Let’s face it in New York City you’re either Black, White, Mexican, Dominican or Puerto Rican. And here I was ‘little ole me,’ doing it for the 99’s and 2000s, always giving some kind of geography and culinary lesson on Peru. So it was really interesting growing up because if you weren’t African-American then you weren’t black at all. Yet at home and in Peru, that’s what you are.
The confusion was always here (NYC). My home. I found myself wanting to be darker like my father just so that there was no confusion as to who I was. I felt this way from the time I was 7 years old. It was like I was living a “double life”-trying to figure it out: who am I? Can I call myself black? Am I really black? It was almost as if the two worlds cannot co-exist. You couldn’t possibly speak Spanish and be black. Black is only for those here, in the US. Yet again, I wasn’t trying to be black, I already was. Why was this so difficult to accept?


My understanding grew when I was 17 years old. I did this presentation on African rhythms. In Peru, we have this genre of music called “musica negra” and “festejo”. Immediately, I asked family for more. I learned about Peru Negro and actually went to a live show in NEW YORK, my city! I learned of Victoria Santa Cruz and Nicomedes Santa Cruz. I started to actually listen to the songs. I heard the women sing about a rebellion, heard them sing about the master, heard them sing about celebrating life even through times of despair.

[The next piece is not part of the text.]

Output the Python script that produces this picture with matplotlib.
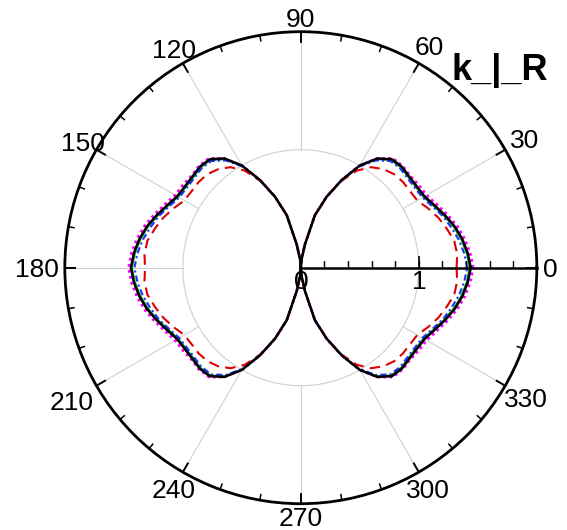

And yet still, it was almost as if I was fighting myself because although black people exist everywhere, again, if you aren’t African American, then you aren’t considered black at all. I saw a random presentation of Puerto Ricans dancing to “bomba y plena” and Dominicans dancing to “palos”. I saw an Honduran group of women do a traditional dance dressed similarly to how I have seen my people dressed when doing traditional dances. I just knew. There was no debating anymore.
We are all descendants of Africa. I am a proud black Latina. I am as connected to Africa as I can ever be now in my late twenty-something’s. Whenever I heard drums, I could not help but move some part of my body and my father would always say “la sangre llama” (your ancestry is calling). At a young age, that phrase always stood out to me. I get my pride from my father. What’s in your blood can never be erased. What’s in your blood can never be denied.

Being an Afro-Latina is embracing my ancestry. It’s embracing my father’s fathers and the ones before them. It’s also embracing my mother’s ancestry, the good and the bad. I love being black and I am so proud to call myself an Afro-Peruana. Overall I have Incan, African, Spanish and Chinese vibes radiating from every single part of me. Everyday, I could not be more proud that I am the vessel chosen to represent them. Though I have been born and raised in New York; que viva el Peru, Carajo!


Cindy Aguilar is the name. 27 years young born and raised in Queens, New York. I received my B.A from SUNY Albany and will be pursuing my Masters in Social Work at Fordham University in Fall 2018. Presently working for the city through the Administration of Children’s Services. Proud member of Hermandad de Sigma Iota Alpha Inc. and a super proud member of the Afros and Rizos Squad!